=== Given material ===

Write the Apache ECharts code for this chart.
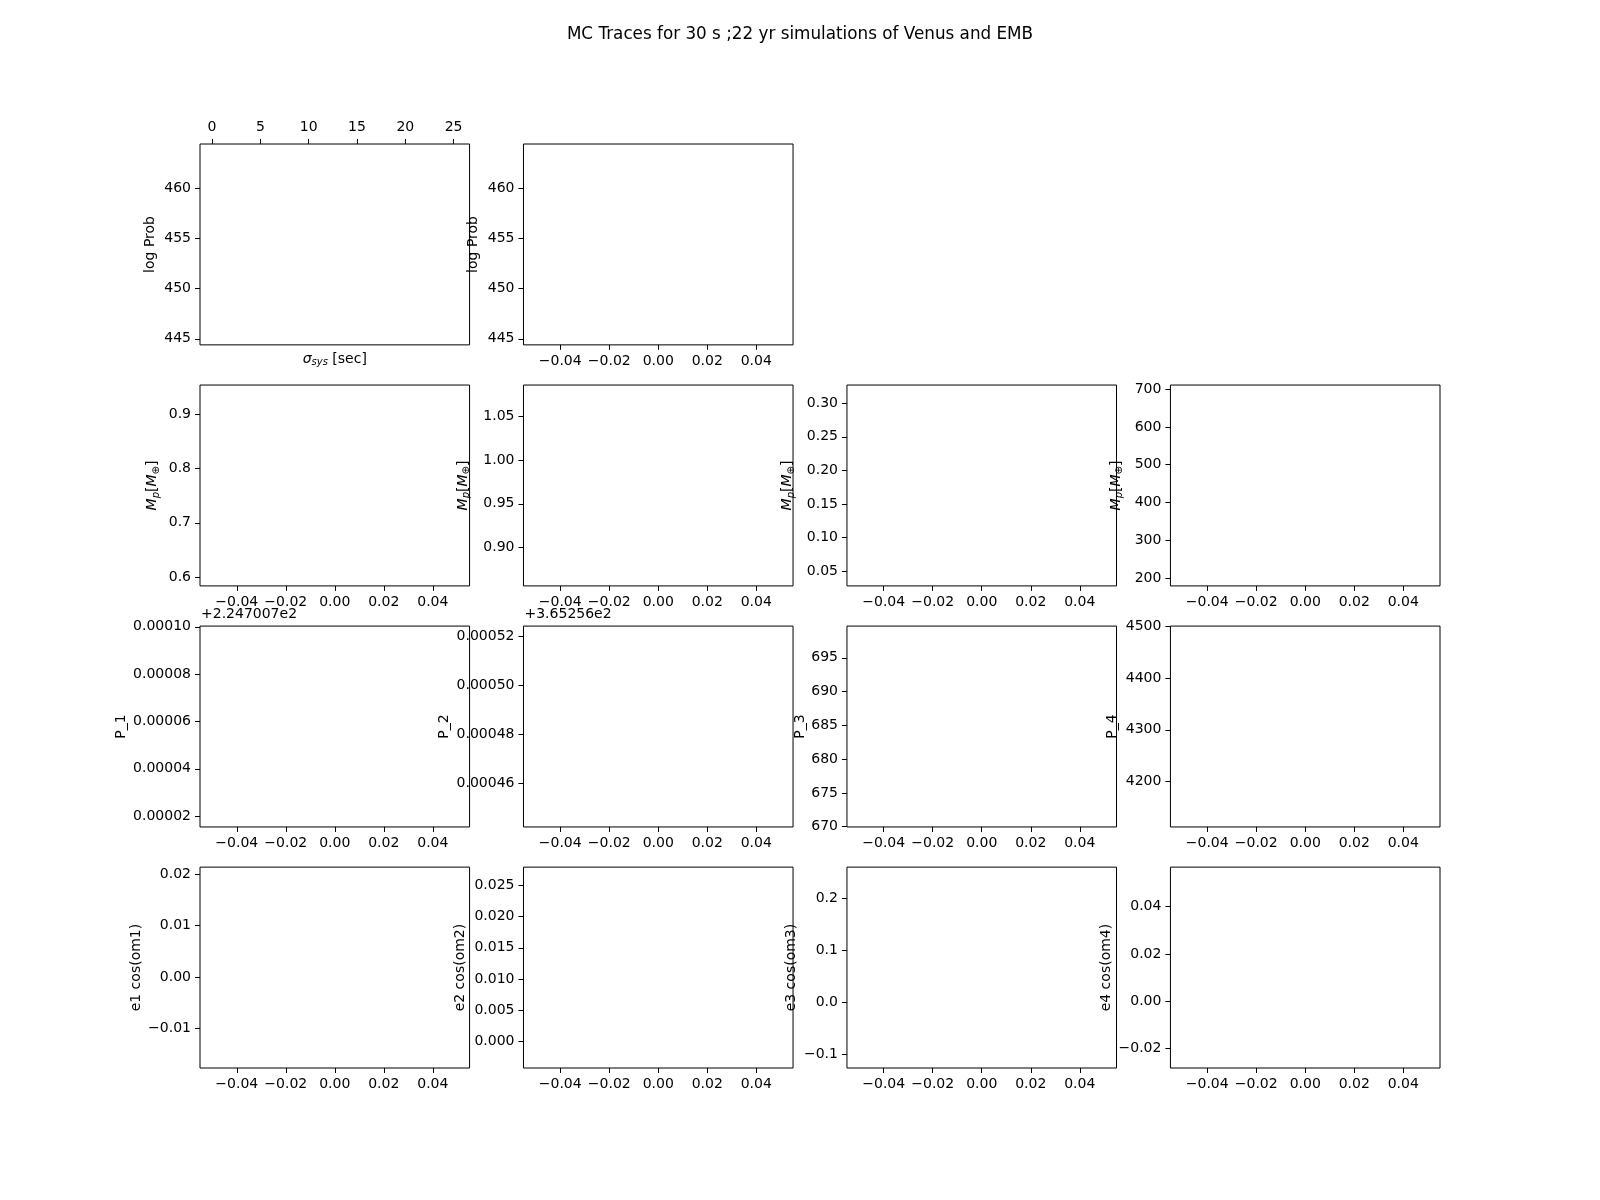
<!DOCTYPE html>
<html>
<head>
<meta charset="utf-8">
<script src="https://cdn.jsdelivr.net/npm/echarts@6/dist/echarts.min.js"></script>
<style>
html,body{margin:0;padding:0;background:#fff;}
#chart{width:1600px;height:1200px;}
</style>
</head>
<body>
<div id="chart"></div>
<script>
// ---- data: tick values and axis ranges ----
const titleText = 'MC Traces for 30 s ;22 yr simulations of Venus and EMB';

const sigmaTicks = [0, 5, 10, 15, 20, 25];
const sigmaRange = [-1.25, 26.65];
const emptyXTicks = [-0.04, -0.02, 0, 0.02, 0.04];
const emptyXRange = [-0.055, 0.055];

const logProbTicks = [445, 450, 455, 460];
const logProbRange = [444.4, 464.4];

const mass1Ticks = [0.6, 0.7, 0.8, 0.9];
const mass1Range = [0.584, 0.953];
const mass2Ticks = [0.90, 0.95, 1.00, 1.05];
const mass2Range = [0.856, 1.086];
const mass3Ticks = [0.05, 0.10, 0.15, 0.20, 0.25, 0.30];
const mass3Range = [0.028, 0.327];
const mass4Ticks = [200, 300, 400, 500, 600, 700];
const mass4Range = [179, 711];

const period1Ticks = [0.00002, 0.00004, 0.00006, 0.00008, 0.00010];
const period1Range = [0.0000154, 0.0001003];
const period2Ticks = [0.00046, 0.00048, 0.00050, 0.00052];
const period2Range = [0.000442, 0.000524];
const period3Ticks = [670, 675, 680, 685, 690, 695];
const period3Range = [669.96, 699.7];
const period4Ticks = [4200, 4300, 4400, 4500];
const period4Range = [4111.4, 4501.2];

const ecc1Ticks = [-0.01, 0.00, 0.01, 0.02];
const ecc1Range = [-0.0177, 0.0214];
const ecc2Ticks = [0.000, 0.005, 0.010, 0.015, 0.020, 0.025];
const ecc2Range = [-0.0042, 0.0279];
const ecc3Ticks = [-0.1, 0.0, 0.1, 0.2];
const ecc3Range = [-0.1264, 0.26];
const ecc4Ticks = [-0.02, 0.00, 0.02, 0.04];
const ecc4Range = [-0.0282, 0.0567];

const periodOffsets = ['+2.247007e2', '+3.65256e2'];
const eccLabels = ['e1 cos(om1)', 'e2 cos(om2)', 'e3 cos(om3)', 'e4 cos(om4)'];
const periodLabels = ['P_1', 'P_2', 'P_3', 'P_4'];

// ---- layout (matplotlib default subplot grid 4x4) ----
const FONT = 'DejaVu Sans';
const FS = 14;
const L = 200, T = 144;
const W = 1240 / 4.6, H = 924 / 4.6;
const GX = W * 0.2, GY = H * 0.2;
const colLeft = c => L + c * (W + GX);
const rowTop = r => T + r * (H + GY);

function fmt(d) {
  return v => (v < 0 ? '\u2212' : '') + Math.abs(v).toFixed(d);
}

const richBase = {
  i: { fontStyle: 'italic', fontSize: FS, fontFamily: FONT, color: '#000', lineHeight: 17, verticalAlign: 'middle' },
  n: { fontSize: FS, fontFamily: FONT, color: '#000', lineHeight: 17, verticalAlign: 'middle' },
  s: { fontStyle: 'italic', fontSize: 10, fontFamily: FONT, color: '#000', lineHeight: 10, verticalAlign: 'bottom' },
  su: { fontSize: 10, fontFamily: FONT, color: '#000', lineHeight: 10, verticalAlign: 'bottom' }
};
const massLabel = '{i|M}{s|p}{n|[}{i|M}{su|\u2295}{n|]}';

// panels: [row, col, yTicks, yRange, yDecimals, yLabel, labelCenterOffset]
const panels = [
  [0, 0, logProbTicks, logProbRange, 0, 'log Prob', 51],
  [0, 1, logProbTicks, logProbRange, 0, 'log Prob', 51],
  [1, 0, mass1Ticks, mass1Range, 1, massLabel, 47],
  [1, 1, mass2Ticks, mass2Range, 2, massLabel, 60],
  [1, 2, mass3Ticks, mass3Range, 2, massLabel, 59],
  [1, 3, mass4Ticks, mass4Range, 0, massLabel, 54],
  [2, 0, period1Ticks, period1Range, 5, periodLabels[0], 80],
  [2, 1, period2Ticks, period2Range, 5, periodLabels[1], 80],
  [2, 2, period3Ticks, period3Range, 0, periodLabels[2], 48],
  [2, 3, period4Ticks, period4Range, 0, periodLabels[3], 59],
  [3, 0, ecc1Ticks, ecc1Range, 2, eccLabels[0], 65],
  [3, 1, ecc2Ticks, ecc2Range, 3, eccLabels[1], 64],
  [3, 2, ecc3Ticks, ecc3Range, 1, eccLabels[2], 57],
  [3, 3, ecc4Ticks, ecc4Range, 2, eccLabels[3], 65]
];

const grids = [], xAxes = [], yAxes = [], series = [];

const tickStyle = { show: true, inside: false, length: 5, lineStyle: { color: '#000', width: 1 } };
const labelBase = { show: true, color: '#000', fontSize: FS, fontFamily: FONT, margin: 9 };

panels.forEach((p, k) => {
  const [r, c, yt, yr, yd, ylab, off] = p;
  grids.push({
    left: colLeft(c), top: rowTop(r), width: W, height: H,
    show: true, borderColor: '#000', borderWidth: 1, backgroundColor: '#fff'
  });
  const first = (r === 0 && c === 0);
  const xt = first ? sigmaTicks : emptyXTicks;
  const xr = first ? sigmaRange : emptyXRange;
  const xd = first ? 0 : 2;
  xAxes.push({
    type: 'value', gridIndex: k, min: xr[0], max: xr[1],
    position: first ? 'top' : 'bottom',
    axisLine: { show: false, onZero: false },
    splitLine: { show: false },
    axisTick: Object.assign({}, tickStyle, { customValues: xt }),
    axisLabel: Object.assign({}, labelBase, { customValues: xt, formatter: fmt(xd), margin: first ? 10 : 9 })
  });
  yAxes.push({
    type: 'value', gridIndex: k, min: yr[0], max: yr[1],
    axisLine: { show: false, onZero: false },
    splitLine: { show: false },
    axisTick: Object.assign({}, tickStyle, { customValues: yt }),
    axisLabel: Object.assign({}, labelBase, { customValues: yt, formatter: fmt(yd) }),
    name: ylab, nameLocation: 'middle', nameGap: off - 8,
    nameTextStyle: { color: '#000', fontSize: FS, fontFamily: FONT, rich: richBase }
  });
  series.push({ type: 'line', xAxisIndex: xAxes.length - 1, yAxisIndex: yAxes.length - 1, data: [] });
});

// bottom axis of the first panel carrying only the sigma_sys label
xAxes.push({
  type: 'value', gridIndex: 0, min: sigmaRange[0], max: sigmaRange[1], position: 'bottom',
  axisLine: { show: false, onZero: false }, axisTick: { show: false }, axisLabel: { show: false }, splitLine: { show: false },
  name: '{g|\u03C3}{s|sys}{n| [sec]}', nameLocation: 'middle', nameGap: 6,
  nameTextStyle: { color: '#000', fontSize: FS, fontFamily: FONT,
    rich: Object.assign({}, richBase, { g: richBase.i }) }
});

const graphics = periodOffsets.map((t, c) => ({
  type: 'text', left: colLeft(c) + 1, top: rowTop(2) - 19,
  style: { text: t, fill: '#000', fontSize: FS, fontFamily: FONT }
}));

const chart = echarts.init(document.getElementById('chart'), null, { renderer: 'canvas' });
chart.setOption({
  backgroundColor: '#fff',
  animation: false,
  title: {
    text: titleText, left: 'center', top: 21,
    textStyle: { color: '#000', fontSize: 16.8, fontWeight: 'normal', fontFamily: FONT }
  },
  grid: grids,
  xAxis: xAxes,
  yAxis: yAxes,
  series: series,
  graphic: graphics
});
</script>
</body>
</html>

===

Would you set down the listing exactly, omitting pictures?

__Result__.
Write the Apache ECharts code for this chart.
<!DOCTYPE html>
<html>
<head>
<meta charset="utf-8">
<script src="https://cdn.jsdelivr.net/npm/echarts@6/dist/echarts.min.js"></script>
<style>
html,body{margin:0;padding:0;background:#fff;}
#chart{width:1600px;height:1200px;}
</style>
</head>
<body>
<div id="chart"></div>
<script>
// ---- data: tick values and axis ranges ----
const titleText = 'MC Traces for 30 s ;22 yr simulations of Venus and EMB';

const sigmaTicks = [0, 5, 10, 15, 20, 25];
const sigmaRange = [-1.25, 26.65];
const emptyXTicks = [-0.04, -0.02, 0, 0.02, 0.04];
const emptyXRange = [-0.055, 0.055];

const logProbTicks = [445, 450, 455, 460];
const logProbRange = [444.4, 464.4];

const mass1Ticks = [0.6, 0.7, 0.8, 0.9];
const mass1Range = [0.584, 0.953];
const mass2Ticks = [0.90, 0.95, 1.00, 1.05];
const mass2Range = [0.856, 1.086];
const mass3Ticks = [0.05, 0.10, 0.15, 0.20, 0.25, 0.30];
const mass3Range = [0.028, 0.327];
const mass4Ticks = [200, 300, 400, 500, 600, 700];
const mass4Range = [179, 711];

const period1Ticks = [0.00002, 0.00004, 0.00006, 0.00008, 0.00010];
const period1Range = [0.0000154, 0.0001003];
const period2Ticks = [0.00046, 0.00048, 0.00050, 0.00052];
const period2Range = [0.000442, 0.000524];
const period3Ticks = [670, 675, 680, 685, 690, 695];
const period3Range = [669.96, 699.7];
const period4Ticks = [4200, 4300, 4400, 4500];
const period4Range = [4111.4, 4501.2];

const ecc1Ticks = [-0.01, 0.00, 0.01, 0.02];
const ecc1Range = [-0.0177, 0.0214];
const ecc2Ticks = [0.000, 0.005, 0.010, 0.015, 0.020, 0.025];
const ecc2Range = [-0.0042, 0.0279];
const ecc3Ticks = [-0.1, 0.0, 0.1, 0.2];
const ecc3Range = [-0.1264, 0.26];
const ecc4Ticks = [-0.02, 0.00, 0.02, 0.04];
const ecc4Range = [-0.0282, 0.0567];

const periodOffsets = ['+2.247007e2', '+3.65256e2'];
const eccLabels = ['e1 cos(om1)', 'e2 cos(om2)', 'e3 cos(om3)', 'e4 cos(om4)'];
const periodLabels = ['P_1', 'P_2', 'P_3', 'P_4'];

// ---- layout (matplotlib default subplot grid 4x4) ----
const FONT = 'DejaVu Sans';
const FS = 14;
const L = 200, T = 144;
const W = 1240 / 4.6, H = 924 / 4.6;
const GX = W * 0.2, GY = H * 0.2;
const colLeft = c => L + c * (W + GX);
const rowTop = r => T + r * (H + GY);

function fmt(d) {
  return v => (v < 0 ? '\u2212' : '') + Math.abs(v).toFixed(d);
}

const richBase = {
  i: { fontStyle: 'italic', fontSize: FS, fontFamily: FONT, color: '#000', lineHeight: 17, verticalAlign: 'middle' },
  n: { fontSize: FS, fontFamily: FONT, color: '#000', lineHeight: 17, verticalAlign: 'middle' },
  s: { fontStyle: 'italic', fontSize: 10, fontFamily: FONT, color: '#000', lineHeight: 10, verticalAlign: 'bottom' },
  su: { fontSize: 10, fontFamily: FONT, color: '#000', lineHeight: 10, verticalAlign: 'bottom' }
};
const massLabel = '{i|M}{s|p}{n|[}{i|M}{su|\u2295}{n|]}';

// panels: [row, col, yTicks, yRange, yDecimals, yLabel, labelCenterOffset]
const panels = [
  [0, 0, logProbTicks, logProbRange, 0, 'log Prob', 51],
  [0, 1, logProbTicks, logProbRange, 0, 'log Prob', 51],
  [1, 0, mass1Ticks, mass1Range, 1, massLabel, 47],
  [1, 1, mass2Ticks, mass2Range, 2, massLabel, 60],
  [1, 2, mass3Ticks, mass3Range, 2, massLabel, 59],
  [1, 3, mass4Ticks, mass4Range, 0, massLabel, 54],
  [2, 0, period1Ticks, period1Range, 5, periodLabels[0], 80],
  [2, 1, period2Ticks, period2Range, 5, periodLabels[1], 80],
  [2, 2, period3Ticks, period3Range, 0, periodLabels[2], 48],
  [2, 3, period4Ticks, period4Range, 0, periodLabels[3], 59],
  [3, 0, ecc1Ticks, ecc1Range, 2, eccLabels[0], 65],
  [3, 1, ecc2Ticks, ecc2Range, 3, eccLabels[1], 64],
  [3, 2, ecc3Ticks, ecc3Range, 1, eccLabels[2], 57],
  [3, 3, ecc4Ticks, ecc4Range, 2, eccLabels[3], 65]
];

const grids = [], xAxes = [], yAxes = [], series = [];

const tickStyle = { show: true, inside: false, length: 5, lineStyle: { color: '#000', width: 1 } };
const labelBase = { show: true, color: '#000', fontSize: FS, fontFamily: FONT, margin: 9 };

panels.forEach((p, k) => {
  const [r, c, yt, yr, yd, ylab, off] = p;
  grids.push({
    left: colLeft(c), top: rowTop(r), width: W, height: H,
    show: true, borderColor: '#000', borderWidth: 1, backgroundColor: '#fff'
  });
  const first = (r === 0 && c === 0);
  const xt = first ? sigmaTicks : emptyXTicks;
  const xr = first ? sigmaRange : emptyXRange;
  const xd = first ? 0 : 2;
  xAxes.push({
    type: 'value', gridIndex: k, min: xr[0], max: xr[1],
    position: first ? 'top' : 'bottom',
    axisLine: { show: false, onZero: false },
    splitLine: { show: false },
    axisTick: Object.assign({}, tickStyle, { customValues: xt }),
    axisLabel: Object.assign({}, labelBase, { customValues: xt, formatter: fmt(xd), margin: first ? 10 : 9 })
  });
  yAxes.push({
    type: 'value', gridIndex: k, min: yr[0], max: yr[1],
    axisLine: { show: false, onZero: false },
    splitLine: { show: false },
    axisTick: Object.assign({}, tickStyle, { customValues: yt }),
    axisLabel: Object.assign({}, labelBase, { customValues: yt, formatter: fmt(yd) }),
    name: ylab, nameLocation: 'middle', nameGap: off - 8,
    nameTextStyle: { color: '#000', fontSize: FS, fontFamily: FONT, rich: richBase }
  });
  series.push({ type: 'line', xAxisIndex: xAxes.length - 1, yAxisIndex: yAxes.length - 1, data: [] });
});

// bottom axis of the first panel carrying only the sigma_sys label
xAxes.push({
  type: 'value', gridIndex: 0, min: sigmaRange[0], max: sigmaRange[1], position: 'bottom',
  axisLine: { show: false, onZero: false }, axisTick: { show: false }, axisLabel: { show: false }, splitLine: { show: false },
  name: '{g|\u03C3}{s|sys}{n| [sec]}', nameLocation: 'middle', nameGap: 6,
  nameTextStyle: { color: '#000', fontSize: FS, fontFamily: FONT,
    rich: Object.assign({}, richBase, { g: richBase.i }) }
});

const graphics = periodOffsets.map((t, c) => ({
  type: 'text', left: colLeft(c) + 1, top: rowTop(2) - 19,
  style: { text: t, fill: '#000', fontSize: FS, fontFamily: FONT }
}));

const chart = echarts.init(document.getElementById('chart'), null, { renderer: 'canvas' });
chart.setOption({
  backgroundColor: '#fff',
  animation: false,
  title: {
    text: titleText, left: 'center', top: 21,
    textStyle: { color: '#000', fontSize: 16.8, fontWeight: 'normal', fontFamily: FONT }
  },
  grid: grids,
  xAxis: xAxes,
  yAxis: yAxes,
  series: series,
  graphic: graphics
});
</script>
</body>
</html>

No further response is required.